It's one of the most visited places on earth, but hidden from the eyes of tourists, these people wait in line behind the Vatican's Bernini Columns. They're homeless. They're hoping to take a shower and get a hair cut in the newly opened shower stalls.
Each one of them has their own story. Like that of this 24 year old, who has been living out on the streets for five years.
"This is very important for me. At least I'll have the chance to take a shower. That way, I won't smell bad and people hopefully won't judge me when they see me out on the street or on the metro. It's a situation that pains me because people shouldn't be judged by how they look, but by how they act. As homeless people, we're a shadow in the city.”
Then there's the story of Mucano from Romania. He is a 56 year old engineer who came to Rome looking for a better future. Four years later, he's still looking...and homeless.
"I heard that this place was opened. A place where you can take a shower and get your hair cut. When you can't find a job, it's like being a leaf that goes wherever the wind blows. I'm just one story, but I've heard of many many, out here on the streets.”
Three months ago, Davide, Francesco and Michaela Casalino were kicked out of their home for not paying rent. Now they live in their car, with their dog.
"This really helps us out a lot.

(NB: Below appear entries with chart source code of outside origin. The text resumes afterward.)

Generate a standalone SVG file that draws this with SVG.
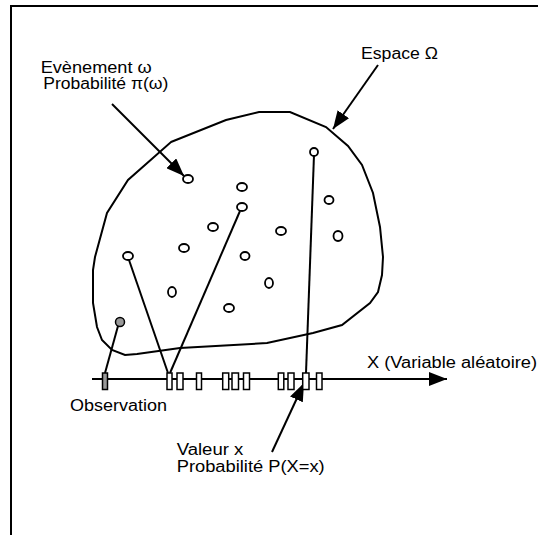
<svg xmlns="http://www.w3.org/2000/svg" width="538" height="535" viewBox="0 0 538 535">
<style>
.ln{fill:none;stroke:#000;stroke-width:2}
.dot{fill:#fff;stroke:#000;stroke-width:1.8}
.box{fill:#fff;stroke:#000;stroke-width:1.5}
.t{font-family:"Liberation Sans",Arial,sans-serif;font-size:16px;fill:#000}
</style>
<defs>
<marker id="ah" viewBox="0 0 18 14" refX="18" refY="7" markerWidth="18" markerHeight="14" markerUnits="userSpaceOnUse" orient="auto">
<path d="M0,0 L18,7 L0,14 Z" fill="#000"/>
</marker>
</defs>
<rect x="11" y="6" width="600" height="600" fill="#fff" stroke="#000" stroke-width="2"/>
<g id="espace">
<path class="ln" d="M171,142 L226,120 L259,112 L290,112 L326,127 L348,146 L362,165 L373,193 L380,227 L383,257 L382,275 L378,292 L370,303 L342,325 L313,333 L267,343 L180,348 L137,354 L125,355 L112,350 L102,340 L97,327 L93,303 L93,270 L95,257 L107,213 L128,180 Z"/>
</g>
<g id="connectors">
<line class="ln" x1="92" y1="379" x2="447" y2="379" marker-end="url(#ah)"/>
<line class="ln" x1="118" y1="326" x2="105" y2="373"/>
<line class="ln" x1="129" y1="260" x2="168" y2="373"/>
<line class="ln" x1="240" y1="211" x2="170" y2="373"/>
<line class="ln" x1="314" y1="155" x2="306" y2="373"/>
<line class="ln" x1="112" y1="104" x2="184" y2="176" marker-end="url(#ah)"/>
<line class="ln" x1="378" y1="65" x2="333" y2="129" marker-end="url(#ah)"/>
<line class="ln" x1="272" y1="452" x2="304" y2="383" marker-end="url(#ah)"/>
</g>
<g id="evenements">
<ellipse class="dot" cx="188" cy="179" rx="5" ry="4"/>
<ellipse class="dot" cx="242" cy="187" rx="5" ry="4"/>
<ellipse class="dot" cx="242" cy="207" rx="5" ry="4"/>
<ellipse class="dot" cx="213" cy="227" rx="5" ry="4"/>
<ellipse class="dot" cx="281" cy="231" rx="5" ry="4"/>
<ellipse class="dot" cx="184" cy="248" rx="5" ry="4"/>
<ellipse class="dot" cx="245" cy="256" rx="4.5" ry="4"/>
<ellipse class="dot" cx="128" cy="256" rx="5" ry="4"/>
<ellipse class="dot" cx="269" cy="283" rx="4" ry="5"/>
<ellipse class="dot" cx="172" cy="292" rx="4" ry="5"/>
<ellipse class="dot" cx="229" cy="308" rx="5" ry="4"/>
<ellipse class="dot" cx="314" cy="152" rx="4" ry="4"/>
<ellipse class="dot" cx="329" cy="200" rx="4.5" ry="4"/>
<ellipse class="dot" cx="338" cy="236" rx="4.5" ry="5"/>
<circle cx="120" cy="322" r="4.5" fill="#999" stroke="#000" stroke-width="1.5"/>
</g>
<g id="valeurs">
<rect x="102.5" y="373" width="5" height="16.5" fill="#999" stroke="#000" stroke-width="1.5"/>
<rect class="box" x="167" y="373" width="5" height="16.5"/>
<rect class="box" x="177" y="373" width="6" height="16.5"/>
<rect class="box" x="196.5" y="373" width="5" height="16.5"/>
<rect class="box" x="222.7" y="373" width="6" height="16.5"/>
<rect class="box" x="232" y="373" width="6.5" height="16.5"/>
<rect class="box" x="243.5" y="373" width="6" height="16.5"/>
<rect class="box" x="278.3" y="373" width="5.5" height="16.5"/>
<rect class="box" x="288" y="373" width="6" height="16.5"/>
<rect class="box" x="302.7" y="373" width="6.3" height="16.5"/>
<rect class="box" x="316.5" y="373" width="5.5" height="16.5"/>
</g>
<g id="labels">
<text class="t" x="40.7" y="72.5" textLength="111" lengthAdjust="spacingAndGlyphs">Evènement ω</text>
<text class="t" x="43.3" y="89" textLength="125" lengthAdjust="spacingAndGlyphs">Probabilité π(ω)</text>
<text class="t" x="361" y="59" textLength="77" lengthAdjust="spacingAndGlyphs">Espace Ω</text>
<text class="t" x="367" y="368" textLength="170" lengthAdjust="spacingAndGlyphs">X (Variable aléatoire)</text>
<text class="t" x="70" y="410.7" textLength="97" lengthAdjust="spacingAndGlyphs">Observation</text>
<text class="t" x="176.7" y="455" textLength="66.6" lengthAdjust="spacingAndGlyphs">Valeur x</text>
<text class="t" x="176.7" y="471.5" textLength="148" lengthAdjust="spacingAndGlyphs">Probabilité P(X=x)</text>
</g>
</svg>
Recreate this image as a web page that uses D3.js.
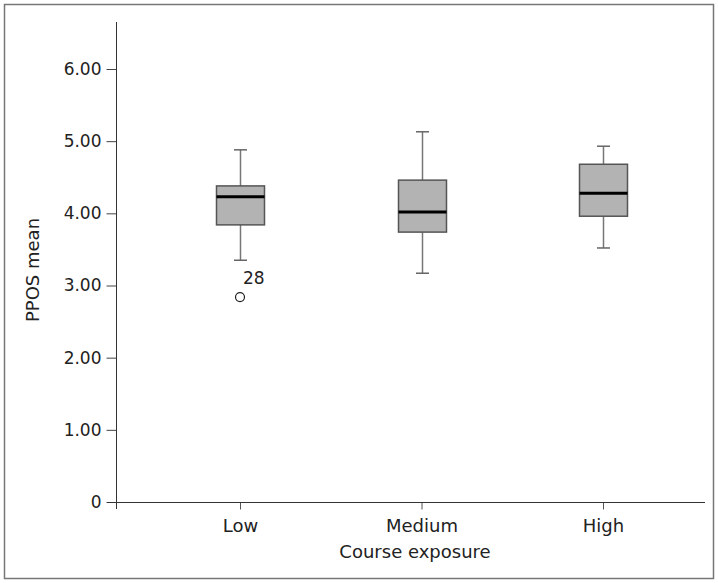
<!DOCTYPE html>
<html><head><meta charset="utf-8">
<script src="https://cdn.jsdelivr.net/npm/d3@7"></script>
<style>body{margin:0;background:#fff}svg{display:block}text{font-family:"DejaVu Sans",sans-serif}</style>
</head><body><svg id="c" width="718" height="583"></svg>
<script>
const categories = ["Low", "Medium", "High"];
const whiskerLow = [3.35, 3.17, 3.52];
const q1 = [3.84, 3.74, 3.96];
const median = [4.23, 4.02, 4.28];
const q3 = [4.38, 4.46, 4.68];
const whiskerHigh = [4.88, 5.13, 4.93];
const outliers = [{cat: "Low", value: 2.84, label: "28"}];
const yTicks = [0, 1, 2, 3, 4, 5, 6];

const svg = d3.select("#c");
svg.append("rect").attr("x", 4.5).attr("y", 4.5).attr("width", 709).attr("height", 574)
  .attr("fill", "none").attr("stroke", "#777").attr("stroke-width", 1.5);

const x = d3.scalePoint().domain(categories).range([240, 603]);
const y = d3.scaleLinear().domain([0, 6]).range([502, 69]);
const ax = 116.5;

// y axis
const yAxis = svg.append("g").attr("transform", `translate(${ax},0)`)
  .call(d3.axisLeft(y).tickValues(yTicks).tickSize(10).tickPadding(5)
    .tickFormat(d => d === 0 ? "0" : d3.format(".2f")(d)));
yAxis.select(".domain").remove();
yAxis.selectAll("line").attr("stroke", "#444");
yAxis.selectAll("text").attr("font-size", 17).attr("fill", "#222");
svg.append("line").attr("x1", ax).attr("x2", ax).attr("y1", 22).attr("y2", 509).attr("stroke", "#333");

// x axis
const xAxis = svg.append("g").attr("transform", `translate(0,${y(0) + 0.5})`)
  .call(d3.axisBottom(x).tickSize(7).tickPadding(10));
xAxis.select(".domain").remove();
xAxis.selectAll("line").attr("stroke", "#555");
xAxis.selectAll("text").attr("font-size", 18).attr("fill", "#222");
svg.append("line").attr("x1", 107).attr("x2", 705).attr("y1", y(0) + 0.5).attr("y2", y(0) + 0.5).attr("stroke", "#333");

// titles
svg.append("text").attr("x", 415).attr("y", 558).attr("text-anchor", "middle")
  .attr("font-size", 18).attr("fill", "#222").text("Course exposure");
svg.append("text").attr("transform", "translate(39,270) rotate(-90)").attr("text-anchor", "middle")
  .attr("font-size", 18).attr("fill", "#222").text("PPOS mean");

// boxes
const bw = 48, cap = 13;
const g = svg.append("g");
categories.forEach((c, i) => {
  const cx = Math.round(x(c)) + 0.5;
  g.append("line").attr("x1", cx).attr("x2", cx).attr("y1", y(whiskerHigh[i])).attr("y2", y(q3[i])).attr("stroke", "#777").attr("stroke-width", 1.5);
  g.append("line").attr("x1", cx).attr("x2", cx).attr("y1", y(q1[i])).attr("y2", y(whiskerLow[i])).attr("stroke", "#777").attr("stroke-width", 1.5);
  g.append("line").attr("x1", cx - cap / 2).attr("x2", cx + cap / 2).attr("y1", y(whiskerHigh[i])).attr("y2", y(whiskerHigh[i])).attr("stroke", "#666").attr("stroke-width", 1.5);
  g.append("line").attr("x1", cx - cap / 2).attr("x2", cx + cap / 2).attr("y1", y(whiskerLow[i])).attr("y2", y(whiskerLow[i])).attr("stroke", "#666").attr("stroke-width", 1.5);
  g.append("rect").attr("x", cx - bw / 2).attr("y", y(q3[i])).attr("width", bw).attr("height", y(q1[i]) - y(q3[i]))
    .attr("fill", "#b3b3b3").attr("stroke", "#555").attr("stroke-width", 1.5);
  g.append("line").attr("x1", cx - bw / 2).attr("x2", cx + bw / 2).attr("y1", y(median[i])).attr("y2", y(median[i])).attr("stroke", "#000").attr("stroke-width", 3);
});
outliers.forEach(o => {
  const cx = x(o.cat);
  g.append("circle").attr("cx", cx).attr("cy", y(o.value)).attr("r", 4.5).attr("fill", "none").attr("stroke", "#222").attr("stroke-width", 1.2);
  g.append("text").attr("x", cx + 3).attr("y", y(o.value) - 13).attr("font-size", 17).attr("fill", "#222").text(o.label);
});
</script></body></html>
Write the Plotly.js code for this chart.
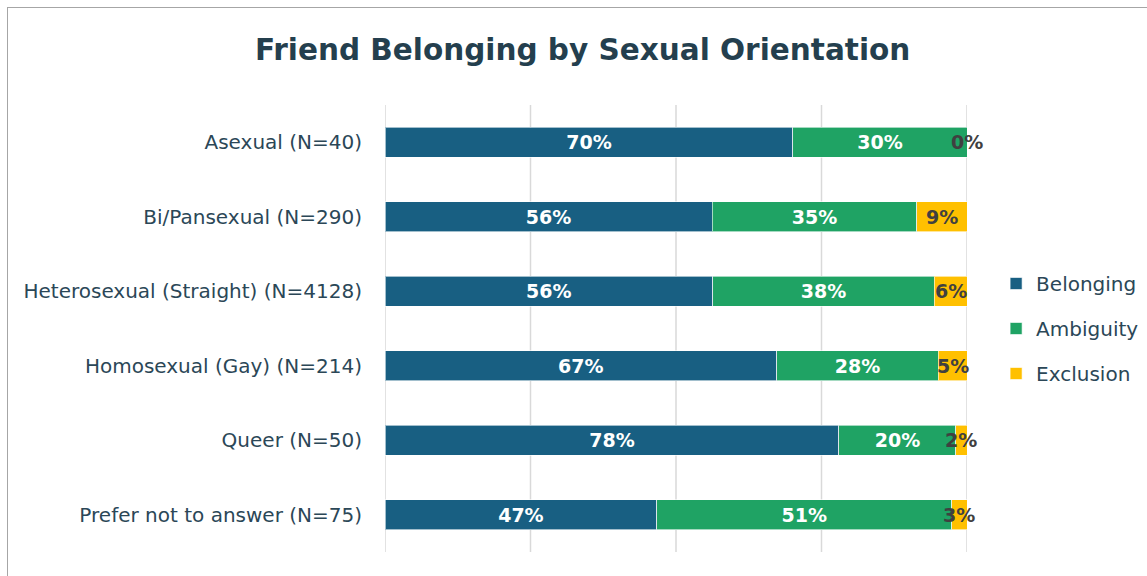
<!DOCTYPE html>
<html>
<head>
<meta charset="utf-8">
<script src="https://cdn.plot.ly/plotly-3.0.1.min.js"></script>
<style>
html,body{margin:0;padding:0;background:#fff;}
#wrap{position:relative;width:1147px;height:576px;overflow:hidden;}
#chart{position:absolute;left:0;top:0;width:1147px;height:576px;}
#frame{position:absolute;left:7px;top:7px;width:1200px;height:600px;border-left:1.5px solid #A6A6A6;border-top:1.5px solid #A6A6A6;pointer-events:none;}
</style>
</head>
<body>
<div id="wrap"><div id="chart"></div><div id="frame"></div></div>
<script>
var categories = ["Asexual (N=40)", "Bi/Pansexual (N=290)", "Heterosexual (Straight) (N=4128)", "Homosexual (Gay) (N=214)", "Queer (N=50)", "Prefer not to answer (N=75)"];
var belonging = [70.1, 56.2, 56.3, 67.3, 78.0, 46.7];
var ambiguity = [29.9, 35.2, 38.1, 27.8, 20.1, 50.7];
var exclusion = [0.0, 8.6, 5.6, 4.9, 1.9, 2.6];
var seriesNames = ["Belonging", "Ambiguity", "Exclusion"];
var gridTicks = [0, 25, 50, 75, 100];
var colors = ["#185F82", "#1FA364", "#FFC000"];

var labelFont = "'DejaVu Sans', 'Open Sans', sans-serif";

function barTrace(vals, i, showText) {
  return {
    type: 'bar', orientation: 'h', name: seriesNames[i],
    y: categories, x: vals,
    marker: {color: colors[i], line: {color: 'rgba(255,255,255,0.6)', width: 1}},
    text: showText ? vals.map(function(v){return Math.round(v) + '%';}) : null,
    textposition: showText ? 'inside' : 'none',
    insidetextanchor: 'middle',
    textfont: {family: labelFont, size: 19, color: '#FFFFFF', weight: 'bold'},
    hoverinfo: 'x+name',
    legendgroup: 'g' + i
  };
}

var traces = [
  barTrace(belonging, 0, true),
  barTrace(ambiguity, 1, true),
  barTrace(exclusion, 2, false)
];

var annotations = exclusion.map(function(v, k){
  return {
    x: belonging[k] + ambiguity[k] + v / 2, y: categories[k],
    xref: 'x', yref: 'y', showarrow: false,
    text: '<b>' + Math.round(v) + '%</b>',
    xanchor: 'center', yanchor: 'middle',
    font: {family: labelFont, size: 19, color: '#404040'}
  };
});

var shapes = gridTicks.map(function(t){
  return {type: 'line', xref: 'x', yref: 'paper', x0: t, x1: t, y0: 0, y1: 1,
          line: {color: '#D9D9D9', width: 1.5}, layer: 'below'};
});

var layout = {
  width: 1147, height: 576,
  paper_bgcolor: '#ffffff', plot_bgcolor: '#ffffff',
  barmode: 'stack', bargap: 0.6,
  margin: {l: 385, r: 180, t: 105, b: 24, autoexpand: false},
  title: {
    text: '<b>Friend Belonging by Sexual Orientation</b>',
    x: 0.508, xanchor: 'center', y: 0.913, yanchor: 'middle',
    font: {family: labelFont, size: 29.5, color: '#243F4E'}
  },
  xaxis: {
    range: [0, 100], tickvals: gridTicks, showticklabels: false,
    showgrid: false, zeroline: false, showline: false, fixedrange: true
  },
  yaxis: {
    autorange: 'reversed', type: 'category',
    tickfont: {family: labelFont, size: 20, color: '#2B4757'},
    ticks: '', ticklen: 0, ticklabelstandoff: 22, showgrid: false, zeroline: false, showline: false,
    automargin: false, fixedrange: true
  },
  legend: {
    x: 1.05, xanchor: 'left', y: 0.5, yanchor: 'middle',
    font: {family: labelFont, size: 20, color: '#2B4757'},
    tracegroupgap: 16, itemwidth: 30, bgcolor: 'rgba(0,0,0,0)'
  },
  showlegend: true,
  shapes: shapes,
  annotations: annotations,
  uniformtext: {mode: 'show', minsize: 19}
};

Plotly.newPlot('chart', traces, layout, {displayModeBar: false, staticPlot: true});
</script>
</body>
</html>
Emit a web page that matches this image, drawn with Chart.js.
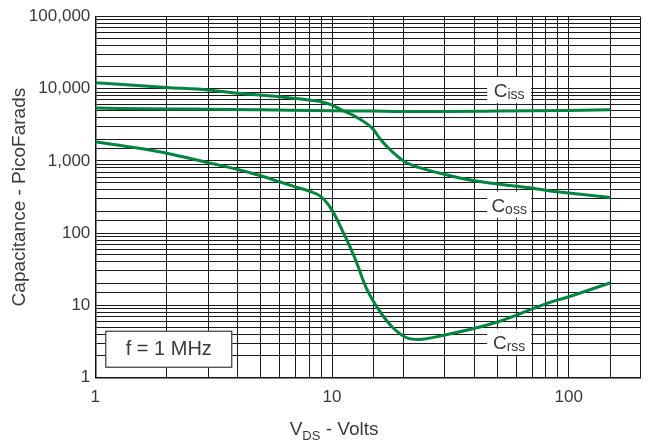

It's great for people like us who don't have a house or any belongings. It's a very difficult situation to be in. We're one of the lucky ones, because at least we have a car to live in. It's not comfortable, but it's something.”
This Vatican Barbershop is proof that there are people willing to help. Once a week, Marco Paton takes a four hour train ride from his neighborhood to Rome, to donate his services.
"They're really grateful to have this opportunity. It's a chance for them to look descent and have a moment of dignity. They've taught me to never make a distinction between those who have money and those who don't. They've shown me to look at people with integrity because everyone deserves to be listened to.”
Marco has been a hairdresser for the last 40 years. It's what he does for a living. But coming to Rome to help the homeless isn't about money or profit.... helping the needy, he says, is something that money just can't buy.